Raw data:
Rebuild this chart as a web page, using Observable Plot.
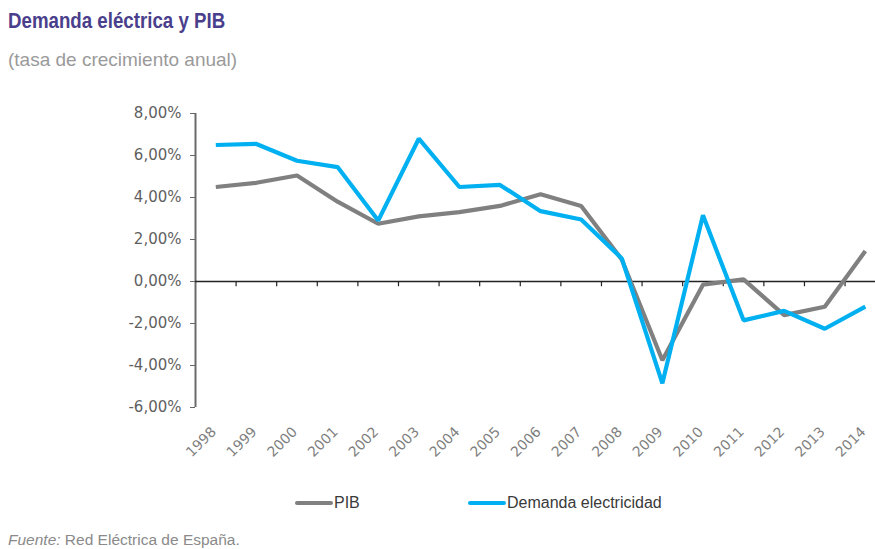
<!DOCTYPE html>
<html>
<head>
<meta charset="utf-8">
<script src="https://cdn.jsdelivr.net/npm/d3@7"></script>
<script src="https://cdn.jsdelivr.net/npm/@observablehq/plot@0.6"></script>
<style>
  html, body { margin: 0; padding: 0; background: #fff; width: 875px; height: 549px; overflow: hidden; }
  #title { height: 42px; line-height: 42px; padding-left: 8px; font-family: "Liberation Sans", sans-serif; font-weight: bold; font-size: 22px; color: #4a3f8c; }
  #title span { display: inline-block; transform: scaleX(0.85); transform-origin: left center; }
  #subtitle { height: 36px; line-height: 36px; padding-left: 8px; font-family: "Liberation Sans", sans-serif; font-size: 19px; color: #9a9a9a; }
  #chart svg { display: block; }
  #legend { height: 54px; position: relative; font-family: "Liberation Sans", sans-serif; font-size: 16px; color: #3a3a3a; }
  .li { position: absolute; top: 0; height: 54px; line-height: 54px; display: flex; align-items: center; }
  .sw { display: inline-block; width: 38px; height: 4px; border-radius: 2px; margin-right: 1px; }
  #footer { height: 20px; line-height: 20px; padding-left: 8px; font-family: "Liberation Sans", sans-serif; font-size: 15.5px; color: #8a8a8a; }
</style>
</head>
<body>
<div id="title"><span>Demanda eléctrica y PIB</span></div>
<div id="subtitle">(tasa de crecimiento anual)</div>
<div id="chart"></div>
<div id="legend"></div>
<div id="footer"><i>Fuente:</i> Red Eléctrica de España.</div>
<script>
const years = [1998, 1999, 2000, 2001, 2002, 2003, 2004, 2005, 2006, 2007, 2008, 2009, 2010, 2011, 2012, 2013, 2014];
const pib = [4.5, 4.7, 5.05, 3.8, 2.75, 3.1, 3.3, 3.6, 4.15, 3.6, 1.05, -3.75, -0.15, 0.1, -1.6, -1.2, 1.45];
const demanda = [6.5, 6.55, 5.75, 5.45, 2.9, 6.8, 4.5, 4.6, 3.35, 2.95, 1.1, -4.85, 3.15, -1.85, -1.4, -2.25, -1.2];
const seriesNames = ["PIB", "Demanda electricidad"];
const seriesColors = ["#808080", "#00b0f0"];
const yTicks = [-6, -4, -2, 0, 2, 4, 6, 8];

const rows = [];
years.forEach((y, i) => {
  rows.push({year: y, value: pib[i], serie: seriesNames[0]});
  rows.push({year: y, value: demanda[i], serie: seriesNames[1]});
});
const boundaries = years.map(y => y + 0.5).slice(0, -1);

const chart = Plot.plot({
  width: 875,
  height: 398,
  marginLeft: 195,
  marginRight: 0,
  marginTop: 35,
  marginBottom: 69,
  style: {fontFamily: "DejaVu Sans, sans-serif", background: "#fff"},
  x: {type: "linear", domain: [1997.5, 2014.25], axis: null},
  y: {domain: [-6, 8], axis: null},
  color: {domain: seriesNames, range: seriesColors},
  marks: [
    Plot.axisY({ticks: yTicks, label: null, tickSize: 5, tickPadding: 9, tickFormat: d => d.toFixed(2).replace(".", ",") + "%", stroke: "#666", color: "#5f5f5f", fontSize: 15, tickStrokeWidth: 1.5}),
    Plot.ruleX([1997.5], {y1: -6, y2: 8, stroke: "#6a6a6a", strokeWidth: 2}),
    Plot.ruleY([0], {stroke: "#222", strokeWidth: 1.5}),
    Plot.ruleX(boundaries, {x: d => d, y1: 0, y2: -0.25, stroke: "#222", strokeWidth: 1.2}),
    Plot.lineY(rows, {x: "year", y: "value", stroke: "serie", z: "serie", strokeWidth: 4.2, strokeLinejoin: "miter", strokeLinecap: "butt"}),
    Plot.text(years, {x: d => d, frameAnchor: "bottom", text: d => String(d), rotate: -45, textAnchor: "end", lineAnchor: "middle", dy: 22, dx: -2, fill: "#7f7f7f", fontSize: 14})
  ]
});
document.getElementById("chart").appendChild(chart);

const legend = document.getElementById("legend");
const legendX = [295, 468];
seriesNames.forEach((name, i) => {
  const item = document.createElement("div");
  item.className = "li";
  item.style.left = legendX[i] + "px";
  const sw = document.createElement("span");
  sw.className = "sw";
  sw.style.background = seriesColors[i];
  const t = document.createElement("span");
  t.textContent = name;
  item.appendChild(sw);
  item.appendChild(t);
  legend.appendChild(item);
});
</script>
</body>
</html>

What you are asked to do:
Output an exact copy of the material, with the pictures removed.

Finished exercise:
Rebuild this chart as a web page, using Observable Plot.
<!DOCTYPE html>
<html>
<head>
<meta charset="utf-8">
<script src="https://cdn.jsdelivr.net/npm/d3@7"></script>
<script src="https://cdn.jsdelivr.net/npm/@observablehq/plot@0.6"></script>
<style>
  html, body { margin: 0; padding: 0; background: #fff; width: 875px; height: 549px; overflow: hidden; }
  #title { height: 42px; line-height: 42px; padding-left: 8px; font-family: "Liberation Sans", sans-serif; font-weight: bold; font-size: 22px; color: #4a3f8c; }
  #title span { display: inline-block; transform: scaleX(0.85); transform-origin: left center; }
  #subtitle { height: 36px; line-height: 36px; padding-left: 8px; font-family: "Liberation Sans", sans-serif; font-size: 19px; color: #9a9a9a; }
  #chart svg { display: block; }
  #legend { height: 54px; position: relative; font-family: "Liberation Sans", sans-serif; font-size: 16px; color: #3a3a3a; }
  .li { position: absolute; top: 0; height: 54px; line-height: 54px; display: flex; align-items: center; }
  .sw { display: inline-block; width: 38px; height: 4px; border-radius: 2px; margin-right: 1px; }
  #footer { height: 20px; line-height: 20px; padding-left: 8px; font-family: "Liberation Sans", sans-serif; font-size: 15.5px; color: #8a8a8a; }
</style>
</head>
<body>
<div id="title"><span>Demanda eléctrica y PIB</span></div>
<div id="subtitle">(tasa de crecimiento anual)</div>
<div id="chart"></div>
<div id="legend"></div>
<div id="footer"><i>Fuente:</i> Red Eléctrica de España.</div>
<script>
const years = [1998, 1999, 2000, 2001, 2002, 2003, 2004, 2005, 2006, 2007, 2008, 2009, 2010, 2011, 2012, 2013, 2014];
const pib = [4.5, 4.7, 5.05, 3.8, 2.75, 3.1, 3.3, 3.6, 4.15, 3.6, 1.05, -3.75, -0.15, 0.1, -1.6, -1.2, 1.45];
const demanda = [6.5, 6.55, 5.75, 5.45, 2.9, 6.8, 4.5, 4.6, 3.35, 2.95, 1.1, -4.85, 3.15, -1.85, -1.4, -2.25, -1.2];
const seriesNames = ["PIB", "Demanda electricidad"];
const seriesColors = ["#808080", "#00b0f0"];
const yTicks = [-6, -4, -2, 0, 2, 4, 6, 8];

const rows = [];
years.forEach((y, i) => {
  rows.push({year: y, value: pib[i], serie: seriesNames[0]});
  rows.push({year: y, value: demanda[i], serie: seriesNames[1]});
});
const boundaries = years.map(y => y + 0.5).slice(0, -1);

const chart = Plot.plot({
  width: 875,
  height: 398,
  marginLeft: 195,
  marginRight: 0,
  marginTop: 35,
  marginBottom: 69,
  style: {fontFamily: "DejaVu Sans, sans-serif", background: "#fff"},
  x: {type: "linear", domain: [1997.5, 2014.25], axis: null},
  y: {domain: [-6, 8], axis: null},
  color: {domain: seriesNames, range: seriesColors},
  marks: [
    Plot.axisY({ticks: yTicks, label: null, tickSize: 5, tickPadding: 9, tickFormat: d => d.toFixed(2).replace(".", ",") + "%", stroke: "#666", color: "#5f5f5f", fontSize: 15, tickStrokeWidth: 1.5}),
    Plot.ruleX([1997.5], {y1: -6, y2: 8, stroke: "#6a6a6a", strokeWidth: 2}),
    Plot.ruleY([0], {stroke: "#222", strokeWidth: 1.5}),
    Plot.ruleX(boundaries, {x: d => d, y1: 0, y2: -0.25, stroke: "#222", strokeWidth: 1.2}),
    Plot.lineY(rows, {x: "year", y: "value", stroke: "serie", z: "serie", strokeWidth: 4.2, strokeLinejoin: "miter", strokeLinecap: "butt"}),
    Plot.text(years, {x: d => d, frameAnchor: "bottom", text: d => String(d), rotate: -45, textAnchor: "end", lineAnchor: "middle", dy: 22, dx: -2, fill: "#7f7f7f", fontSize: 14})
  ]
});
document.getElementById("chart").appendChild(chart);

const legend = document.getElementById("legend");
const legendX = [295, 468];
seriesNames.forEach((name, i) => {
  const item = document.createElement("div");
  item.className = "li";
  item.style.left = legendX[i] + "px";
  const sw = document.createElement("span");
  sw.className = "sw";
  sw.style.background = seriesColors[i];
  const t = document.createElement("span");
  t.textContent = name;
  item.appendChild(sw);
  item.appendChild(t);
  legend.appendChild(item);
});
</script>
</body>
</html>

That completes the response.